Reuters cited an unnamed source at a UAE-based mid-sized investment firm who stated that their company had begun preemptively planning layoffs and halted fundraising. Demand for gold bars surged, a jewelry industry source told Reuters.
International private banks, which had been expanding advisory operations in the emirate, may also reassess the scope of their presence, a private banker shared with Reuters. Firms may begin to rethink serving clients locally versus from another location, the banker said.
The Economic Peril
Experts warn that Dubai is uniquely vulnerable to a prolonged conflict.
Jim Krane of Rice University’s Baker Institute told Reuters that while the physical damage might be manageable, the "psychological pain" is acute. Because Dubai’s model relies on foreigners who can move their capital at the click of a button, any lingering doubt about safety could be fatal.

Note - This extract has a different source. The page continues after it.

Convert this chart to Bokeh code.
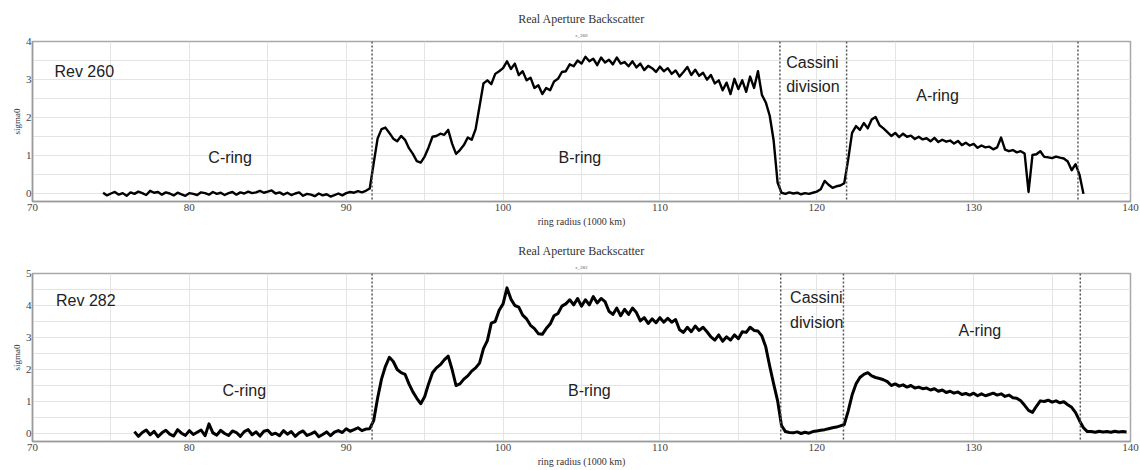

"The city cannot function if everyone with a foreign passport flees," Krane cautioned via CNBC, noting that Dubai is more exposed to the risks of an "expat exodus" than any of its oil-rich neighbours.
If the ultra-wealthy, who manage over $1.2 trillion through the Dubai International Financial Centre, decide that the geopolitical risk premium is too high, they may look for alternative hubs like Bali or Singapore.
The crisis has also forced a grim realisation upon the city’s diverse population.
The Guardian points out that the 300,000 Britons trapped in the Gulf are, in essence, "economic migrants" seeking a better life, much like the army of workers who clean the pools and nanny the children of the elite.
This war has "weaponized interconnectedness", proving that in a globalised economy, no tax haven is truly insulated from distant shocks, the Guardian article noted.
As the conflict continues, the resilience of Dubai’s real estate market, which has seen five years of record growth, is now under scrutiny.
With Fitch Ratings already predicting a market correction, the departure of expatriates could place immense pressure on housing values, CNBC reported.
Dubai now faces its greatest challenge: proving it can remain a global financial capital when its most valuable commodity, security, is no longer guaranteed.